C'est le courant majoritaire de l'Islam (environ 85 % des musulmans, 70 % dans le Golfe persique). Le mot sunnite vient de "Sunna" qui désigne les règles prescrites par Dieu.

 

 

 

 

 

Les chiites

 

Branche minoritaire de l'Islam, ils représentent environ 15 % des musulmans dans le monde. Ils sont majoritaires en Iran (98 %), en Irak (54 %) et au Bahreïn (75 %). Il existe aussi des communautés chiites au Liban (30 %), en Arabie saoudite (10 %), au Koweït (25 %), au Qatar (20 %), au Pakistan (20 %), en Afghanistan (20 %).

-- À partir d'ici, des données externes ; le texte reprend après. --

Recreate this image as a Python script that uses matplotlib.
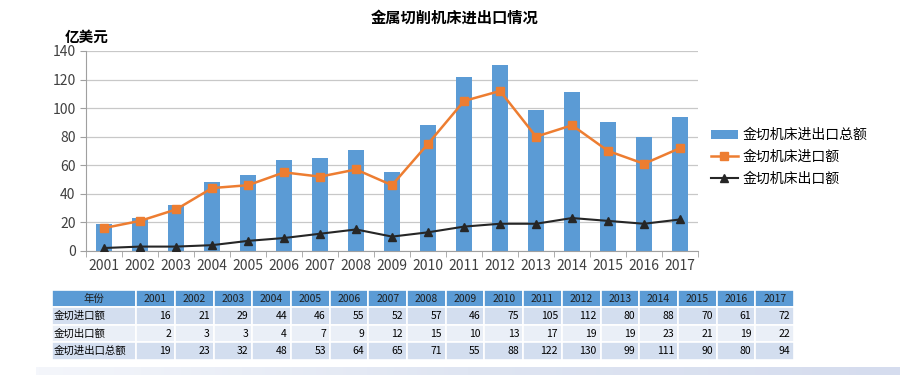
import numpy as np
import matplotlib
matplotlib.use("Agg")
from matplotlib import pyplot as plt

plt.rcParams['font.family'] = ['Noto Sans CJK SC', 'DejaVu Sans']

# data
years = ['2001', '2002', '2003', '2004', '2005', '2006', '2007', '2008', '2009',
         '2010', '2011', '2012', '2013', '2014', '2015', '2016', '2017']
imports = [16, 21, 29, 44, 46, 55, 52, 57, 46, 75, 105, 112, 80, 88, 70, 61, 72]
exports = [2, 3, 3, 4, 7, 9, 12, 15, 10, 13, 17, 19, 19, 23, 21, 19, 22]
totals = [19, 23, 32, 48, 53, 64, 65, 71, 55, 88, 122, 130, 99, 111, 90, 80, 94]

row_labels = ['金切进口额', '金切出口额', '金切进出口总额']
legend_labels = ['金切机床进出口总额', '金切机床进口额', '金切机床出口额']

blue = '#5b9bd5'
orange = '#ed7d31'

fig = plt.figure(figsize=(9, 3.75), dpi=100)

# main chart
ax = fig.add_axes([0.0956, 0.331, 0.68, 0.533])
x = np.arange(len(years))
b = ax.bar(x, totals, width=0.42, color=blue, label=legend_labels[0], zorder=2)
l1, = ax.plot(x, imports, color=orange, marker='s', markersize=6, linewidth=1.8,
              label=legend_labels[1], zorder=3)
l2, = ax.plot(x, exports, color='#262626', marker='^', markersize=6, linewidth=1.5,
              label=legend_labels[2], zorder=3)

ax.set_xlim(-0.5, len(years) - 0.5)
ax.set_ylim(0, 140)
ax.set_yticks(range(0, 141, 20))
ax.set_xticks(x)
ax.set_xticklabels(years)
ax.tick_params(axis='both', labelsize=10, colors='#404040')
ax.tick_params(axis='x', length=0, pad=6)
ax.set_xticks(np.arange(-0.5, len(years)), minor=True)
ax.tick_params(axis='x', which='minor', length=4, color='#a0a0a0')
ax.tick_params(axis='y', length=4, color='#a0a0a0')
ax.grid(axis='y', color='#c8c8c8', linewidth=0.9, zorder=0)
for s in ['top', 'right']:
    ax.spines[s].set_visible(False)
for s in ['left', 'bottom']:
    ax.spines[s].set_color('#a0a0a0')

ax.legend([b, l1, l2], legend_labels, loc='center left',
          bbox_to_anchor=(1.0, 0.47), frameon=False,
          fontsize=10, handlelength=2.0, labelspacing=0.55, handletextpad=0.3)

fig.text(0.505, 0.952, '金属切削机床进出口情况', ha='center', va='center',
         fontsize=11, fontweight='bold')
fig.text(0.072, 0.903, '亿美元', ha='left', va='center', fontsize=10.5,
         fontweight='bold')

# table under the chart
tax = fig.add_axes([0.0578, 0.04, 0.8244, 0.187])
tax.axis('off')
cell_text = [[str(v) for v in row] for row in (imports, exports, totals)]
tbl = tax.table(cellText=[['年份'] + years] +
                [[lab] + r for lab, r in zip(row_labels, cell_text)],
                bbox=[0, 0, 1, 1], cellLoc='right')
tbl.auto_set_font_size(False)
tbl.set_fontsize(7.5)
col_w = [0.1135] + [(1 - 0.1135) / len(years)] * len(years)
row_fill = ['#d3deef', '#eaeff7', '#d3deef']
for (r, c), cell in tbl.get_celld().items():
    cell.set_width(col_w[c])
    cell.set_edgecolor('white')
    cell.set_linewidth(1.2)
    if r == 0:
        cell.set_facecolor(blue)
        cell.get_text().set_ha('center')
        cell.get_text().set_color('#1f1f1f')
    else:
        cell.set_facecolor(row_fill[r - 1])
        if c == 0:
            cell.get_text().set_ha('left')
            cell.PAD = 0.02

# faint band at the very bottom
gax = fig.add_axes([0.04, 0.0, 0.96, 0.022])
grad = np.linspace(0, 1, 256).reshape(1, -1)
gax.imshow(grad, aspect='auto', cmap=matplotlib.colors.LinearSegmentedColormap.from_list(
    'band', ['#f4f6fb', '#dfe5f2', '#d5dcee']))
gax.axis('off')

fig.savefig('out.png', dpi=100)
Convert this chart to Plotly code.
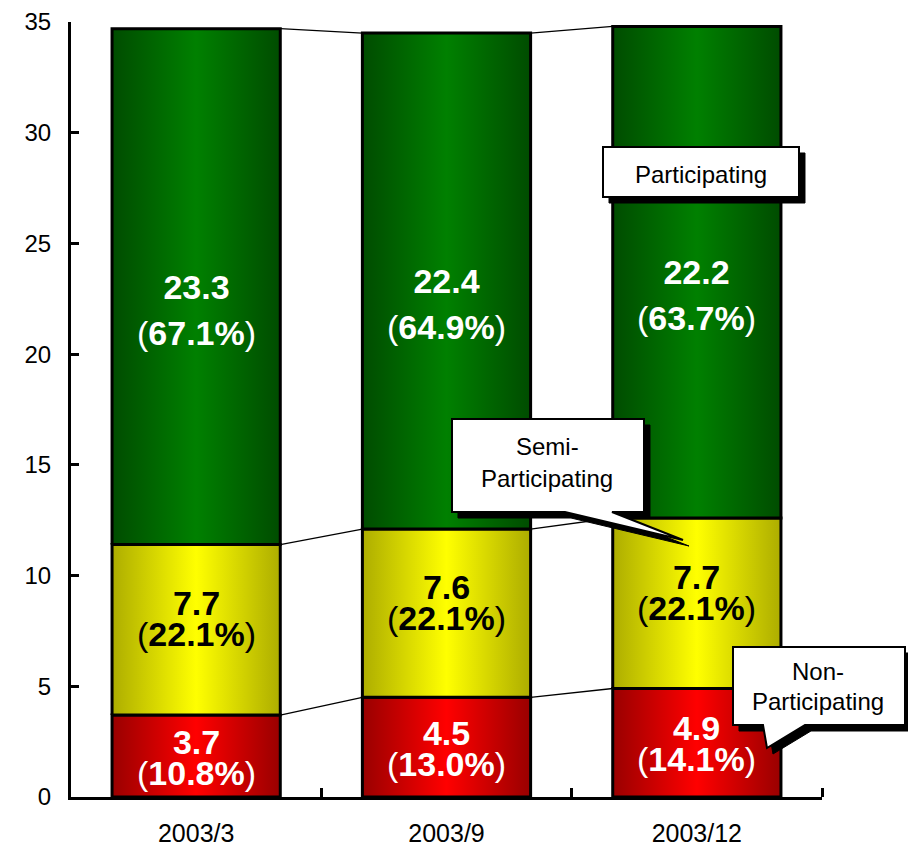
import plotly.graph_objects as go

categories = ["2003/3", "2003/9", "2003/12"]
non_vals = [3.7, 4.5, 4.9]
semi_vals = [7.7, 7.6, 7.7]
part_vals = [23.3, 22.4, 22.2]
non_pct = [10.8, 13.0, 14.1]
semi_pct = [22.1, 22.1, 22.1]
part_pct = [67.1, 64.9, 63.7]
y_ticks = [0, 5, 10, 15, 20, 25, 30, 35]

W, H = 908, 847
ML, MR, MT, MB = 71, 86, 22, 50
PW, PH = W - ML - MR, H - MT - MB
HALF = 0.336
FONT = "Liberation Sans, Arial, sans-serif"
TXT_SIZE = 34

# base: font size controlling line spacing; shift: block-center offset in px
layers = [
    dict(vals=non_vals, pct=non_pct, dark="#990000", bright="#ff0000", txt="white", base=24, shift=-1),
    dict(vals=semi_vals, pct=semi_pct, dark="#adad00", bright="#ffff00", txt="black", base=24, shift=11),
    dict(vals=part_vals, pct=part_pct, dark="#004c00", bright="#008000", txt="white", base=35, shift=-23),
]

fig = go.Figure()

# connector lines
base = [0.0] * len(categories)
cum_levels = []
for L in layers:
    base = [b + v for b, v in zip(base, L["vals"])]
    cum_levels.append(list(base))
for lev in cum_levels:
    for i in range(len(categories) - 1):
        fig.add_trace(go.Scatter(
            x=[i + HALF, i + 1 - HALF], y=[lev[i], lev[i + 1]], mode="lines",
            line=dict(color="black", width=1.3), hoverinfo="skip", showlegend=False))

annotations = []
base = [0.0] * len(categories)
for L in layers:
    for i, v in enumerate(L["vals"]):
        b = base[i]
        t = b + v
        fig.add_trace(go.Scatter(
            x=[i - HALF, i + HALF, i + HALF, i - HALF, i - HALF],
            y=[b, b, t, t, b], mode="lines", fill="toself",
            fillgradient=dict(type="horizontal", start=i - HALF, stop=i + HALF,
                              colorscale=[[0, L["dark"]], [0.5, L["bright"]], [1, L["dark"]]]),
            line=dict(color="black", width=3), hoverinfo="skip", showlegend=False))
        mid = b + v / 2
        s = f"font-size:{TXT_SIZE}px"
        text = (f"<span style='{s};font-weight:bold'>{v:.1f}</span><br>"
                f"<span style='{s};font-weight:normal'>(</span>"
                f"<span style='{s};font-weight:bold'>{L['pct'][i]:.1f}%</span>"
                f"<span style='{s};font-weight:normal'>)</span>")
        annotations.append(dict(x=i, y=mid, xref="x", yref="y", text=text, showarrow=False,
                                xanchor="center", yanchor="middle", yshift=L["shift"],
                                font=dict(family=FONT, size=L["base"], color=L["txt"])))
    base = [b + v for b, v in zip(base, L["vals"])]


def px(xp):
    return (xp - ML) / PW


def py(yp):
    return (H - MB - yp) / PH


def path(pts):
    return "M " + " L ".join(f"{px(a):.5f},{py(b):.5f}" for a, b in pts) + " Z"


callouts = [
    [(603, 147), (799, 147), (799, 197), (603, 197)],
    [(452, 419), (644, 419), (644, 512), (612, 512), (683, 540), (565, 512), (452, 512)],
    [(733, 647), (905, 647), (905, 725), (805, 725), (767, 748), (763, 725), (733, 725)],
]
shapes = []
for pts in callouts:
    shadow = [(a + 6, b + 6) for a, b in pts]
    shapes.append(dict(type="path", xref="paper", yref="paper", path=path(shadow),
                       fillcolor="black", line=dict(color="black", width=1)))
    shapes.append(dict(type="path", xref="paper", yref="paper", path=path(pts),
                       fillcolor="white", line=dict(color="black", width=2)))

labels = [
    ("Participating", 701, 174),
    ("Semi-", 547, 446),
    ("Participating", 547, 478),
    ("Non-", 818, 671),
    ("Participating", 818, 701),
]
for txt, a, b in labels:
    annotations.append(dict(x=px(a), y=py(b), xref="paper", yref="paper", text=txt, showarrow=False,
                            xanchor="center", yanchor="middle",
                            font=dict(family=FONT, size=24, color="black")))

fig.update_layout(
    width=W, height=H, margin=dict(l=ML, r=MR, t=MT, b=MB),
    paper_bgcolor="white", plot_bgcolor="white",
    showlegend=False, shapes=shapes, annotations=annotations,
    xaxis=dict(range=[-0.5, 2.5], tickvals=[0, 1, 2], ticktext=categories, ticks="",
               showline=True, linecolor="black", linewidth=3, showgrid=False, zeroline=False,
               automargin=False,
               tickfont=dict(family=FONT, size=25, color="black"), ticklabelstandoff=12,
               minor=dict(tickvals=[0.5, 1.5, 2.5], ticks="inside", ticklen=9, tickwidth=3,
                          tickcolor="black", showgrid=False)),
    yaxis=dict(range=[0, 35], tickvals=y_ticks, ticks="inside", ticklen=8, tickwidth=3,
               tickcolor="black", showline=True, linecolor="black", linewidth=3,
               showgrid=False, zeroline=False, automargin=False,
               tickfont=dict(family=FONT, size=24, color="black"), ticklabelstandoff=12),
)

fig.write_html("out.html")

En Syrie, les Alaouites (dont fait partie la famille d'Al-Assad) sont chiites.

 

 

 

 

 

Au Bahreïn, l'affrontement quotidien

 

Le Bahreïn illustre parfaitement la lutte fratricide qui oppose aujourd'hui les deux courants de l'islam. Une dynastie sunnite est à la tête de la monarchie depuis 1783, mais plus de 70 % de la population est de confession chiite. Régulièrement, des manifestations dénoncent la dérive autoritaire du pouvoir sunnite. Les militants des droits de l'Homme, comme Nabal Rajeeb, ou tout dernièrement Zainab Al Khawaja, font des séjours réguliers en prison.

 

 

 

 

Mutisme des pays occidentaux

 

Le leader chiite de la "société" al-Wekaq - les partis sont interdits - Ali Salmane est également derrière les barreaux depuis décembre 2014. "Nous ne sommes ni des terroristes, ni des agents doubles envoyés par l'Iran", se défendait il y a quelques mois Sayed Hadi Al-Mosawi, un autre militant des droits de l'Homme, que nous avions rencontré, "Les chiites veulent simplement vivre comme les autres, dans l'égalité".

 

 

 

 

Il y a quelques jours, le ministre des Affaires étrangères avait accusé le régime iranien "de terrorisme d'Etat". Quelques voix s'élèvent, comme parmi les ONG pour dénoncer les agissements du pouvoir, et ses atteintes aux droits de l'Homme, mais les pays occidentaux restent muets.

 

 

 

 

Le Bahreïn a une position très stratégique au Moyen-Orient et abrite l'une des plus grandes bases américaines au monde, la Ve Flotte de l'US Navy. X.F.